Although I do have some 10GbE equipment, even directly connecting devices together I have found that many of my devices, of which many are consumer-grade, already bottleneck elsewhere and can’t even come close to saturation. So as of today, 10GbE does not seem to be a huge win for most users, even if they do own some equipment that can do it.
How is your nas not bottlenecked by 1gbps? I'd expect pretty much any modern single hdd to have a sequential read speed over 120 MBps, let alone an array.
- It is true that a modern HDD has over 120 MBps sequential read, but not by much: 4GiB WD Reds are probably somewhere around 150-160 MB/s.
- Sequential speeds aren’t really that practically useful for me. While I do have some large files, most workloads are going to involve smaller files and a lot more seeking.
- When using a filesystem with parity, like btrfs or zfs, you definitely have some overhead for writing and checking parity. I’m sure it’s still very fast, but it is overhead, and NASes don’t tend to be the most cutting edge compute boxes.
- Even if some RAID configurations might improve performance, the configuration I am using has a fair bit of overhead. I suspect you need something like RAID 0 or 10 for maximum performance, but those setups are inflexible compared to RAIDZ or Synology SHR.
- As it is now, my NAS is unable to saturate the network bandwidth using Samba alone. It just never reaches a gigabit. Part of this is probably related to Samba or the CIFS protocol, but honestly I don’t know if it has the raw CPU muscle.
All in all, I am not too concerned about it. It is possible that I could yield better performance with 10 GbE, but I don’t think it would matter for most of my use cases. Plus, disk resources are definitely being consumed by background tasks as it is.

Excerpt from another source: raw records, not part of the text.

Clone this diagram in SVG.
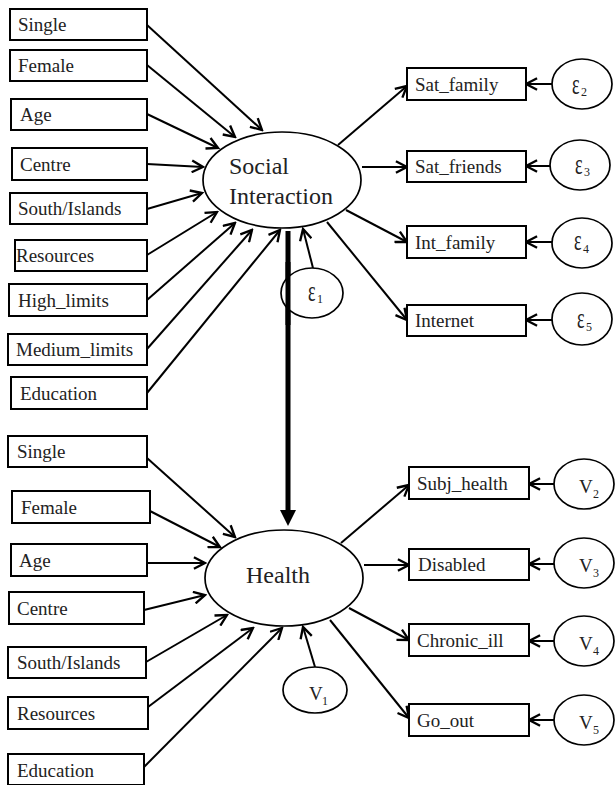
<svg xmlns="http://www.w3.org/2000/svg" width="616" height="785" viewBox="0 0 616 785" font-family="'Liberation Serif', 'Times New Roman', 'DejaVu Serif', serif">
<style>
  .box { fill: #fff; stroke: #000; stroke-width: 2; }
  .ell { fill: #fff; stroke: #000; stroke-width: 1.7; }
  text { font-family: 'Liberation Serif', 'Times New Roman', 'DejaVu Serif', serif; fill: #222; }
  .t { font-size: 19px; }
  .big { font-size: 24px; }
  .sym { font-size: 18px; }
  .sub { font-size: 12px; }
  .c line { stroke: #000; stroke-width: 2; marker-end: url(#ah); }
</style>
<defs>
  <marker id="ah" markerUnits="userSpaceOnUse" markerWidth="14" markerHeight="14" viewBox="0 0 12 12" refX="10.5" refY="6" orient="auto">
    <path d="M1,1 L10.5,6 L1,11" fill="none" stroke="#000" stroke-width="2"/>
  </marker>
</defs>
<rect width="616" height="785" fill="#fff"/>

<!-- connectors -->
<g id="connectors" class="c">
  <line x1="147" y1="25" x2="262" y2="130"/>
  <line x1="147" y1="65" x2="235" y2="137"/>
  <line x1="147" y1="114" x2="218" y2="148"/>
  <line x1="147" y1="164" x2="203" y2="167"/>
  <line x1="147" y1="209" x2="202" y2="193"/>
  <line x1="147" y1="255" x2="217" y2="212"/>
  <line x1="147" y1="300" x2="235" y2="223"/>
  <line x1="147" y1="349" x2="252" y2="230"/>
  <line x1="147" y1="393" x2="280" y2="230"/>
  <line x1="338" y1="145" x2="407" y2="86"/>
  <line x1="362" y1="167" x2="407" y2="167"/>
  <line x1="346" y1="210" x2="407" y2="242"/>
  <line x1="327" y1="222" x2="407" y2="320"/>
  <line x1="552" y1="84" x2="526" y2="84"/>
  <line x1="550" y1="166" x2="526" y2="166"/>
  <line x1="552" y1="242" x2="526" y2="242"/>
  <line x1="552" y1="320" x2="526" y2="320"/>
  <line x1="313" y1="268" x2="303" y2="229"/>
  <line x1="147" y1="458" x2="235" y2="537"/>
  <line x1="148" y1="510" x2="220" y2="547"/>
  <line x1="147" y1="563" x2="205" y2="563"/>
  <line x1="144" y1="610" x2="205" y2="595"/>
  <line x1="146" y1="662" x2="227" y2="615"/>
  <line x1="148" y1="707" x2="253" y2="628"/>
  <line x1="144" y1="767" x2="282" y2="628"/>
  <line x1="341" y1="543" x2="409" y2="485"/>
  <line x1="364" y1="565" x2="409" y2="565"/>
  <line x1="349" y1="608" x2="409" y2="640"/>
  <line x1="330" y1="620" x2="409" y2="718"/>
  <line x1="554" y1="484" x2="529" y2="484"/>
  <line x1="554" y1="564" x2="529" y2="564"/>
  <line x1="554" y1="641" x2="529" y2="641"/>
  <line x1="554" y1="720" x2="529" y2="720"/>
  <line x1="315" y1="667" x2="303" y2="627"/>
</g>

<!-- top left boxes -->
<g id="si_single"><rect class="box" x="10" y="9" width="137" height="31"/><text class="t" x="18" y="31">Single</text></g>
<g id="si_female"><rect class="box" x="10" y="50" width="137" height="31"/><text class="t" x="18" y="72">Female</text></g>
<g id="si_age"><rect class="box" x="11" y="99" width="136" height="31"/><text class="t" x="20" y="121">Age</text></g>
<g id="si_centre"><rect class="box" x="12" y="148" width="135" height="32"/><text class="t" x="20" y="171">Centre</text></g>
<g id="si_south"><rect class="box" x="10" y="193" width="137" height="31"/><text class="t" x="18" y="215">South/Islands</text></g>
<g id="si_resources"><rect class="box" x="15" y="240" width="132" height="31"/><text class="t" x="16" y="262">Resources</text></g>
<g id="si_high"><rect class="box" x="9" y="284" width="138" height="32"/><text class="t" x="18" y="307">High_limits</text></g>
<g id="si_medium"><rect class="box" x="8" y="334" width="139" height="31"/><text class="t" x="16" y="356">Medium_limits</text></g>
<g id="si_education"><rect class="box" x="11" y="377" width="136" height="32"/><text class="t" x="20" y="400">Education</text></g>

<!-- social interaction -->
<g id="social"><ellipse class="ell" cx="282" cy="180" rx="79" ry="48"/>
  <text class="big" x="229" y="174">Social</text><text class="big" x="229" y="204">Interaction</text></g>

<!-- thick arrow -->
<g id="si_to_health">
  <line x1="288" y1="231" x2="288" y2="512" stroke="#000" stroke-width="5"/>
  <polygon points="280,510 296,510 288,526" fill="#000"/>
</g>

<!-- e1 -->
<g id="e1"><ellipse class="ell" cx="312" cy="293" rx="31" ry="25"/>
  <line x1="288" y1="262" x2="288" y2="325" stroke="#000" stroke-width="5"/>
  <text class="sym" transform="translate(308,301) scale(1,1.6)">ε</text><text class="sub" x="317" y="303">1</text></g>

<!-- right top -->
<g id="sat_family"><rect class="box" x="407" y="68" width="119" height="32"/><text class="t" x="415" y="91">Sat_family</text></g>
<g id="sat_friends"><rect class="box" x="407" y="151" width="119" height="31"/><text class="t" x="415" y="173">Sat_friends</text></g>
<g id="int_family"><rect class="box" x="407" y="226" width="119" height="32"/><text class="t" x="415" y="249">Int_family</text></g>
<g id="internet"><rect class="box" x="407" y="305" width="119" height="31"/><text class="t" x="415" y="327">Internet</text></g>

<g id="e2"><ellipse class="ell" cx="582" cy="84" rx="30" ry="25"/><text class="sym" transform="translate(572,94) scale(1,1.6)">ε</text><text class="sub" x="581" y="96">2</text></g>
<g id="e3"><ellipse class="ell" cx="580" cy="165" rx="30" ry="25"/><text class="sym" transform="translate(575,174) scale(1,1.6)">ε</text><text class="sub" x="584" y="176">3</text></g>
<g id="e4"><ellipse class="ell" cx="582" cy="243" rx="30" ry="25"/><text class="sym" transform="translate(574,250) scale(1,1.6)">ε</text><text class="sub" x="583" y="253">4</text></g>
<g id="e5"><ellipse class="ell" cx="582" cy="319" rx="30" ry="26"/><text class="sym" transform="translate(577,328) scale(1,1.6)">ε</text><text class="sub" x="586" y="331">5</text></g>

<!-- bottom left boxes -->
<g id="h_single"><rect class="box" x="8" y="436" width="139" height="31"/><text class="t" x="17" y="458">Single</text></g>
<g id="h_female"><rect class="box" x="12" y="491" width="138" height="32"/><text class="t" x="21" y="514">Female</text></g>
<g id="h_age"><rect class="box" x="11" y="544" width="136" height="32"/><text class="t" x="19" y="567">Age</text></g>
<g id="h_centre"><rect class="box" x="9" y="592" width="135" height="32"/><text class="t" x="17" y="615">Centre</text></g>
<g id="h_south"><rect class="box" x="8" y="647" width="138" height="31"/><text class="t" x="17" y="669">South/Islands</text></g>
<g id="h_resources"><rect class="box" x="8" y="697" width="140" height="32"/><text class="t" x="17" y="720">Resources</text></g>
<g id="h_education"><rect class="box" x="8" y="754" width="136" height="31"/><text class="t" x="17" y="777">Education</text></g>

<!-- health -->
<g id="health"><ellipse class="ell" cx="284" cy="578" rx="79" ry="48"/><text class="big" x="246" y="583">Health</text></g>

<g id="v1"><ellipse class="ell" cx="315" cy="690" rx="32" ry="23"/><text class="t" x="309" y="700">V</text><text class="sub" x="322" y="705">1</text></g>

<!-- right bottom -->
<g id="subj_health"><rect class="box" x="409" y="467" width="120" height="32"/><text class="t" x="417" y="490">Subj_health</text></g>
<g id="disabled"><rect class="box" x="409" y="549" width="120" height="31"/><text class="t" x="418" y="571">Disabled</text></g>
<g id="chronic_ill"><rect class="box" x="409" y="624" width="120" height="32"/><text class="t" x="417" y="647">Chronic_ill</text></g>
<g id="go_out"><rect class="box" x="409" y="704" width="120" height="32"/><text class="t" x="417" y="727">Go_out</text></g>

<g id="v2"><ellipse class="ell" cx="584" cy="484" rx="30" ry="25"/><text class="t" x="579" y="493">V</text><text class="sub" x="593" y="498">2</text></g>
<g id="v3"><ellipse class="ell" cx="584" cy="563" rx="30" ry="25"/><text class="t" x="579" y="572">V</text><text class="sub" x="593" y="577">3</text></g>
<g id="v4"><ellipse class="ell" cx="584" cy="641" rx="30" ry="25"/><text class="t" x="579" y="650">V</text><text class="sub" x="593" y="655">4</text></g>
<g id="v5"><ellipse class="ell" cx="584" cy="720" rx="30" ry="25"/><text class="t" x="579" y="729">V</text><text class="sub" x="593" y="734">5</text></g>
</svg>
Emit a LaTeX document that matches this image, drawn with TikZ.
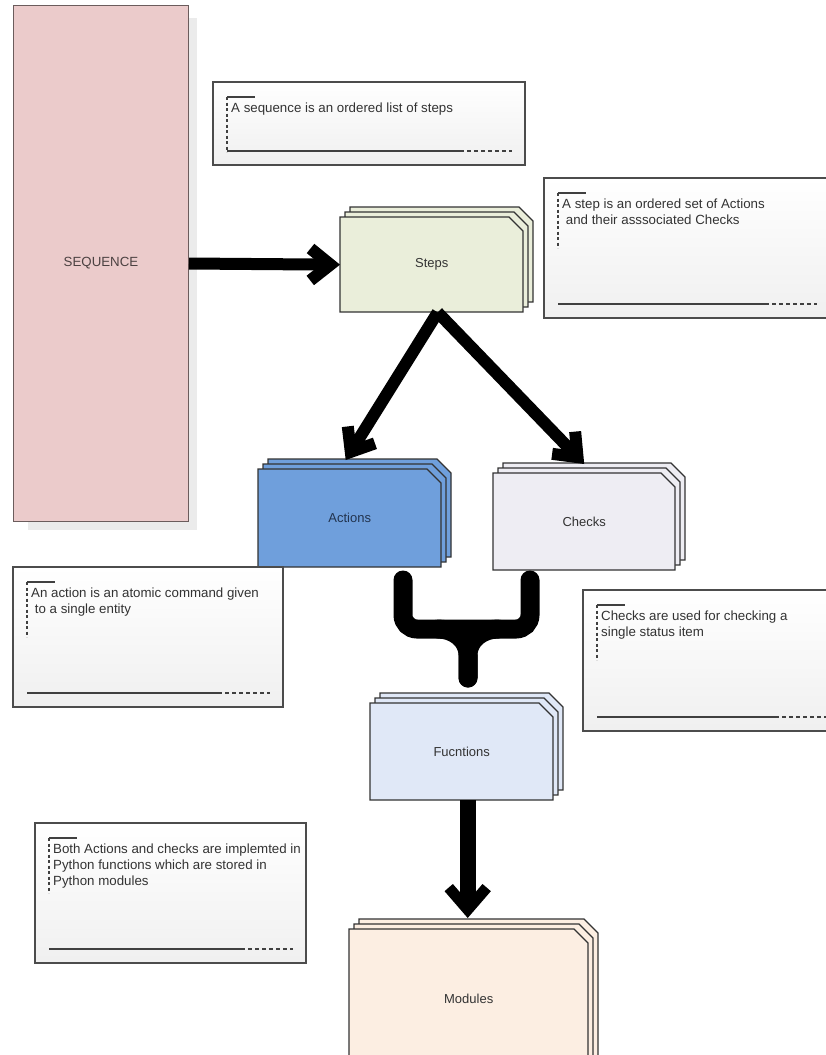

I think those transfer rates are typical for spinning HDDs from many years ago. See eg this review of 4 TB drives from when that size was trending: https://www.tomshardware.com/reviews/desktop-hdd.15-st4000dm... - the middle drive of the 2013 comparison has the avg throughput that matches the 120 MB/s max theoretical throughput of 1 G ethernet.
The transfer rates go up roughly hand in hand with capacity.
I think this is usually recommended for safety reasons, to prevent mistakes from causing high voltage to get into your low voltage runs and become a shock hazard or potentially start a fire. But, I have noticed empirically that running a bit too close with the wrong cable does absolutely result in some serious interference issues. So… your wired connections are not free of signal issues either, especially if you want to neatly run them in-wall.
edit: also, worth noting that this is a highly U.S. centric piece of advice. I mean I’m sure it applies elsewhere, but both electrical systems and construction differences probably make some of the details very different, and I’m not cultured enough to know exactly which and how.